* TASK TO CARRY OUT:
Return nothing but the lines from the one with "Give me the React, TypeScript" through the one with "import * as" in the data below, word for word and without pictures.

-- Start DATA TO PROCESS --

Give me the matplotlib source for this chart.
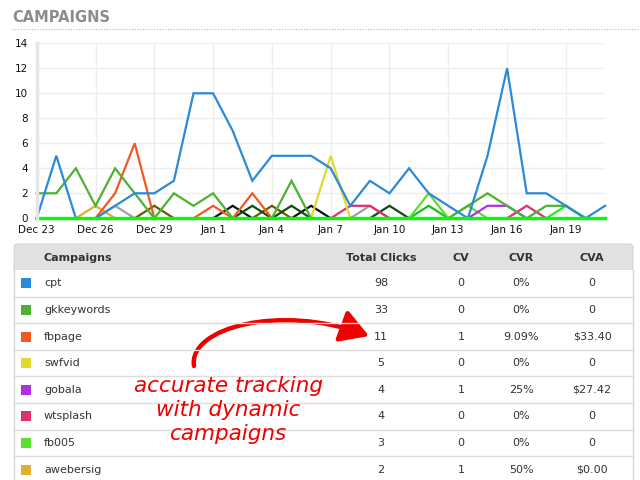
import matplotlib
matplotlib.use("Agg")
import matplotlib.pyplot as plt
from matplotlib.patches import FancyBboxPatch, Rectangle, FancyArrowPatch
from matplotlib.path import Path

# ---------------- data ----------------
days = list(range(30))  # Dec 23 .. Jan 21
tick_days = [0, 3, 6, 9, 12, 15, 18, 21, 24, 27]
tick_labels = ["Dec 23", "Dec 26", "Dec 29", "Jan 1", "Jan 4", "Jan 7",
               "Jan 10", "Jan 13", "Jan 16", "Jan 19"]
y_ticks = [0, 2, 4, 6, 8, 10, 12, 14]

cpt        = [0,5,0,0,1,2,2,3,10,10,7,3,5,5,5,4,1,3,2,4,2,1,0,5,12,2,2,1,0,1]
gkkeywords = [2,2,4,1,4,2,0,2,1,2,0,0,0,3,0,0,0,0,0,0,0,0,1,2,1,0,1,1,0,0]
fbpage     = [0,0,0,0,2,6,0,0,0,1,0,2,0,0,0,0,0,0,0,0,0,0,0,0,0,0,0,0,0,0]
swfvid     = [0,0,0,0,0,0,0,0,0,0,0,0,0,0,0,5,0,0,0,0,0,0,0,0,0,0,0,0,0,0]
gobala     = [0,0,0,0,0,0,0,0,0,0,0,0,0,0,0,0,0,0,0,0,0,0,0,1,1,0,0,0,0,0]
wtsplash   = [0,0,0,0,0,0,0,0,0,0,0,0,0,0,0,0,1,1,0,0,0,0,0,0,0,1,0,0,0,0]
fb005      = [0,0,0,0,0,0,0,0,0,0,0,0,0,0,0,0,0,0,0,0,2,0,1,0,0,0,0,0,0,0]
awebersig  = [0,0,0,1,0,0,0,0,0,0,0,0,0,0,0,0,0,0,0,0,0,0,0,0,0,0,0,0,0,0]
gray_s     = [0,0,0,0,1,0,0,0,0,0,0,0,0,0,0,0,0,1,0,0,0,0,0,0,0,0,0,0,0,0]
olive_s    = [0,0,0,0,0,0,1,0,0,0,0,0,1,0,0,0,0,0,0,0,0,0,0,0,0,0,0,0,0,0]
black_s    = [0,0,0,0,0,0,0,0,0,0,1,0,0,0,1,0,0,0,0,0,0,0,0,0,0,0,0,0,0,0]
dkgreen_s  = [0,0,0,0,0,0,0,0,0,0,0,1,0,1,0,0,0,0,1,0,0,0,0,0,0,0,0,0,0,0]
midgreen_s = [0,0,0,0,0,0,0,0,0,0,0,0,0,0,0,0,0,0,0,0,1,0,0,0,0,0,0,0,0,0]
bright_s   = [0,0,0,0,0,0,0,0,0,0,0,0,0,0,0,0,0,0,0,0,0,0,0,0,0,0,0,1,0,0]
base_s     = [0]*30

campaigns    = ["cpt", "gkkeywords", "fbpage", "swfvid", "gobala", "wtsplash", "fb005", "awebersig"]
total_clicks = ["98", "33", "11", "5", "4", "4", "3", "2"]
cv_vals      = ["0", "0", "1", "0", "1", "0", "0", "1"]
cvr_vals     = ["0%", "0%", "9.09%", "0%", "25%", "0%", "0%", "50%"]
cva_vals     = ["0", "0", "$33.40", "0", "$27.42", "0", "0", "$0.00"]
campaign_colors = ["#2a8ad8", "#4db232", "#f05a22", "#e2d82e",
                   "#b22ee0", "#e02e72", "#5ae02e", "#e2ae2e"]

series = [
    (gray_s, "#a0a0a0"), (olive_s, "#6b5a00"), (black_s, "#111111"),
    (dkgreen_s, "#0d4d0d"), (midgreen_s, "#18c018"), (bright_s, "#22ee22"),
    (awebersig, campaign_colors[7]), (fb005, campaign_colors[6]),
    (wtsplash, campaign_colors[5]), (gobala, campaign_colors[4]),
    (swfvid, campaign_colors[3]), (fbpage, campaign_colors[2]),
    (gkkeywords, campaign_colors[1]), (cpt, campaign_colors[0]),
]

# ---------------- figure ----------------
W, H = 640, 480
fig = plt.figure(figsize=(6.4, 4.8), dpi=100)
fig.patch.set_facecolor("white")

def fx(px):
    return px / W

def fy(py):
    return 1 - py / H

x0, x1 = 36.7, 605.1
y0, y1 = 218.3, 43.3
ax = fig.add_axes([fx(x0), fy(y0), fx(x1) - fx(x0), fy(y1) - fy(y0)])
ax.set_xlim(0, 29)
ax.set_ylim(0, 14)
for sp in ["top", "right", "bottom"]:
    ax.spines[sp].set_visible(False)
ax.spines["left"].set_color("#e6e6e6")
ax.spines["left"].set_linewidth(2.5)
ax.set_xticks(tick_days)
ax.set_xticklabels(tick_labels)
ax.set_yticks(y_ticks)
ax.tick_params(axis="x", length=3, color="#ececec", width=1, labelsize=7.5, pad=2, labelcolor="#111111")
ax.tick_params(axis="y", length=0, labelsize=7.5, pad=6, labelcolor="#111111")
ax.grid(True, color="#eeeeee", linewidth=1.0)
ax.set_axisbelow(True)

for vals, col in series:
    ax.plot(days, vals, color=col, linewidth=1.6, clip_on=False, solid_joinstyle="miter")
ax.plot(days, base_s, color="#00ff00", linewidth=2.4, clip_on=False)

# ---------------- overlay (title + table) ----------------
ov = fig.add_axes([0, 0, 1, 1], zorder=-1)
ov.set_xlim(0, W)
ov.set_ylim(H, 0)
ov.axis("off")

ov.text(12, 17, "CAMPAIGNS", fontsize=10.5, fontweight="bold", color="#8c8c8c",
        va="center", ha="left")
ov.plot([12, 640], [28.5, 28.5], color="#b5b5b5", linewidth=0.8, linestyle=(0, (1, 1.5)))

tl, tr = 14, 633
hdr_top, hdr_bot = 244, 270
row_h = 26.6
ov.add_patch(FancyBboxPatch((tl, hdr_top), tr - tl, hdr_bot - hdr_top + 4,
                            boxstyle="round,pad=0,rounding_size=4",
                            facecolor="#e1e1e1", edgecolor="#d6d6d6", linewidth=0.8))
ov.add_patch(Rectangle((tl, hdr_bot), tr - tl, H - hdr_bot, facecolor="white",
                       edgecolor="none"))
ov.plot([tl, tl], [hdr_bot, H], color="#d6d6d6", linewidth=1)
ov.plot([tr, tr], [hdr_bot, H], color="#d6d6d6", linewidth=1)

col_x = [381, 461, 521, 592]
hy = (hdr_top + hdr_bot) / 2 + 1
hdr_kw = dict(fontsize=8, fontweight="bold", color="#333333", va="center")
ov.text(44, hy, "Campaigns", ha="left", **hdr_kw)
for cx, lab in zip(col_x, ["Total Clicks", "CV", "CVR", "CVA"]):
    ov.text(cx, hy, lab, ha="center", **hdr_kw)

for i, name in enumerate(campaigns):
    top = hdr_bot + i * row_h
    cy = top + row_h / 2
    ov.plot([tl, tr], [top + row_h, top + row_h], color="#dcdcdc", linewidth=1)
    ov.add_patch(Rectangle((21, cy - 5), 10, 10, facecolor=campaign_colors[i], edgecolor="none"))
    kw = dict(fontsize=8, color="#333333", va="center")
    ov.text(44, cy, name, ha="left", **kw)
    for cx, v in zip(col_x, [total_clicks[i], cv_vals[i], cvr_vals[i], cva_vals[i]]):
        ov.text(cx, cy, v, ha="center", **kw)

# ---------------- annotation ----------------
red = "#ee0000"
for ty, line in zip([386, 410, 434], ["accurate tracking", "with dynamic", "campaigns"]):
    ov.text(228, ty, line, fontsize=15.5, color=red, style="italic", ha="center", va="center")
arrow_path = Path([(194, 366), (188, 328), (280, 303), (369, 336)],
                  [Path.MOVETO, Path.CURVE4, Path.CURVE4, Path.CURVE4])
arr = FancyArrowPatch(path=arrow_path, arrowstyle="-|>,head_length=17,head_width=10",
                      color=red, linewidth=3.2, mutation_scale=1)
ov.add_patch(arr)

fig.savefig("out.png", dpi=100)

-- End DATA TO PROCESS --
-- Start DATA TO PROCESS --

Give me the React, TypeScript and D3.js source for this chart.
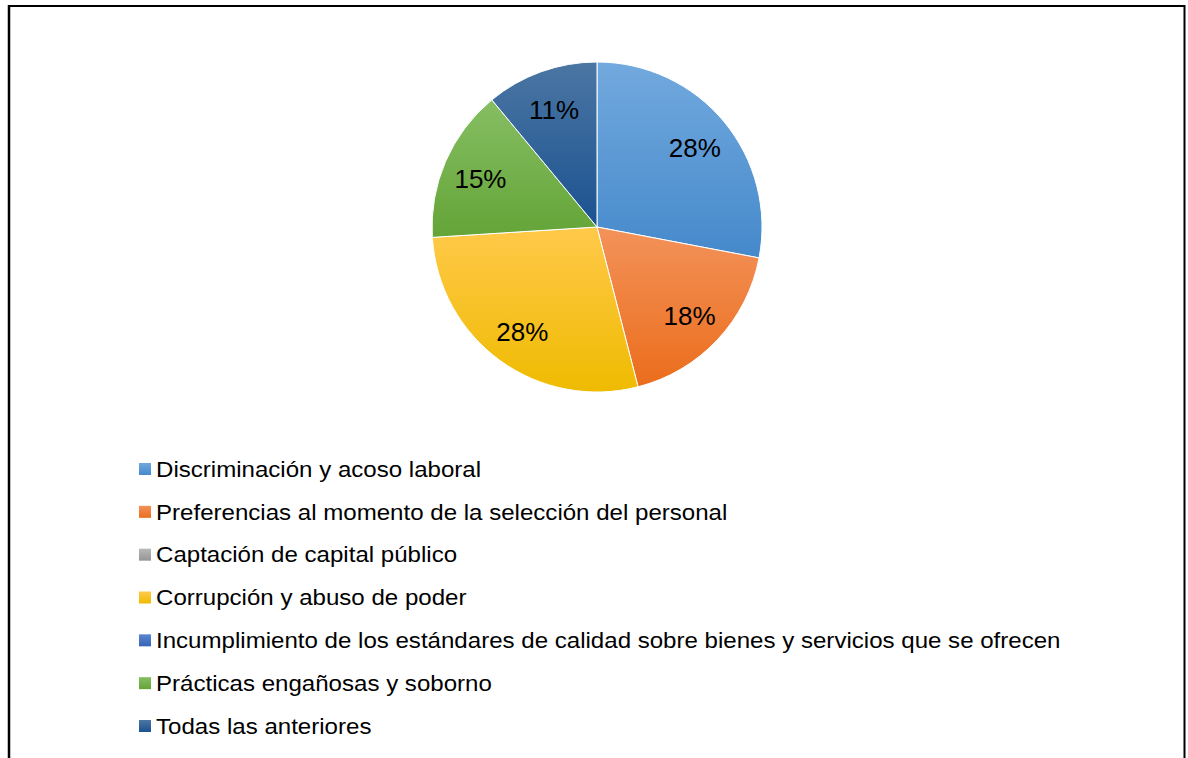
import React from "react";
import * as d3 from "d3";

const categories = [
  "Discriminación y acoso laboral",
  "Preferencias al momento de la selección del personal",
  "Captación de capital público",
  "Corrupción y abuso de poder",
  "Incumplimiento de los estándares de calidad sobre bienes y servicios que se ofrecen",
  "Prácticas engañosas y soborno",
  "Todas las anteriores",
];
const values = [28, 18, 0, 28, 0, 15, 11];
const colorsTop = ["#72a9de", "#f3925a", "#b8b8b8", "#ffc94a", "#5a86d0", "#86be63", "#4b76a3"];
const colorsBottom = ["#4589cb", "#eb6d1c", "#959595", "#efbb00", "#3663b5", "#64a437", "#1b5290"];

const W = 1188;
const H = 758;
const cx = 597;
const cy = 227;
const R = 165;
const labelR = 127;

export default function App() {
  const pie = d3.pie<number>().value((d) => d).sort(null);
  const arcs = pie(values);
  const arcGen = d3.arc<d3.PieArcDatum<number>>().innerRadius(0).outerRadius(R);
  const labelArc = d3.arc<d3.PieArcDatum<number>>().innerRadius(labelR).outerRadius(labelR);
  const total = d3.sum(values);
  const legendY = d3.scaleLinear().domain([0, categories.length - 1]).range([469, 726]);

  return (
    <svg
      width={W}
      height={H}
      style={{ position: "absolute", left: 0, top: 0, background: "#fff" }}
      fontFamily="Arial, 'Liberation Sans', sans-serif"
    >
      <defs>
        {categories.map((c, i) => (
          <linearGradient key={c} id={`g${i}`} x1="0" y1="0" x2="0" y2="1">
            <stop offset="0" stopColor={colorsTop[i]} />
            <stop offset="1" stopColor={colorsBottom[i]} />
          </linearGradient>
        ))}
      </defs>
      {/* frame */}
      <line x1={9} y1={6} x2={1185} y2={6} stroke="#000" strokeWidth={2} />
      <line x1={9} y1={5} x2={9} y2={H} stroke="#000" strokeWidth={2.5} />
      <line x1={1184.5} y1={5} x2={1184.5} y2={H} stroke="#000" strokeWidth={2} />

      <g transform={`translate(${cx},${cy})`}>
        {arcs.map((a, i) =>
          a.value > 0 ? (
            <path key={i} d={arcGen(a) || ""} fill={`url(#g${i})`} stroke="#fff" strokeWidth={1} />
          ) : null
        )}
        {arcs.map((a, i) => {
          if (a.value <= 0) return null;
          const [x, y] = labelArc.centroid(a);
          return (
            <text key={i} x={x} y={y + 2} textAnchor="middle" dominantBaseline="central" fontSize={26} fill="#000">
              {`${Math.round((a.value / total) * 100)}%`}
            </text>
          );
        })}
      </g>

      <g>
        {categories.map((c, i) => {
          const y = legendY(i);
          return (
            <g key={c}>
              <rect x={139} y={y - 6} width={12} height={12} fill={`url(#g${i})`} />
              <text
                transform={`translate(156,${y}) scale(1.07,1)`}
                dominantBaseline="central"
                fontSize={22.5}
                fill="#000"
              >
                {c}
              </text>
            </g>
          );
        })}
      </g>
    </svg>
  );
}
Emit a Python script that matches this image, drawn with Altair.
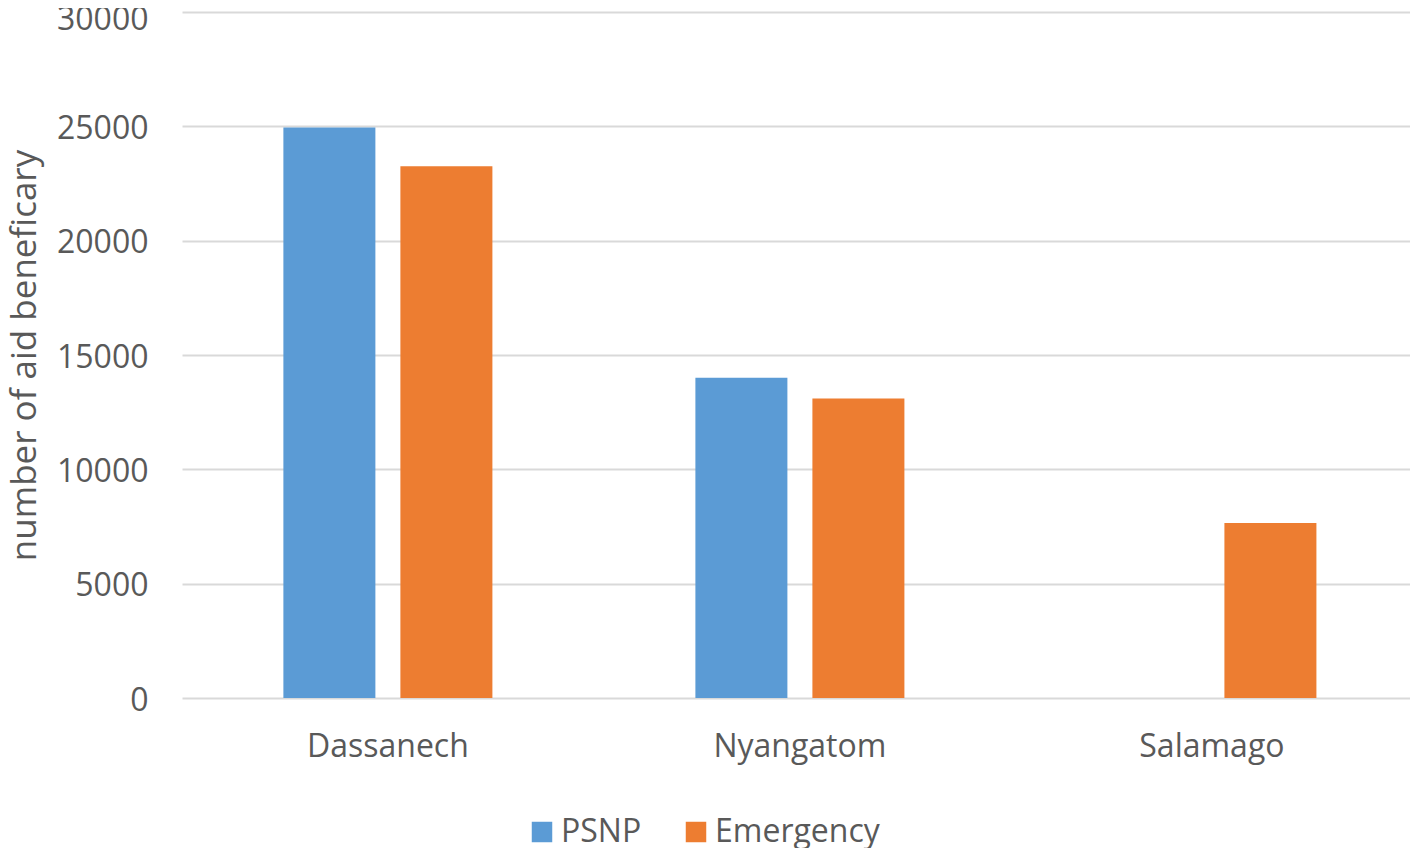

-- End DATA TO PROCESS --

* WORKED SOLUTION:
Give me the React, TypeScript and D3.js source for this chart.
import React from "react";
import * as d3 from "d3";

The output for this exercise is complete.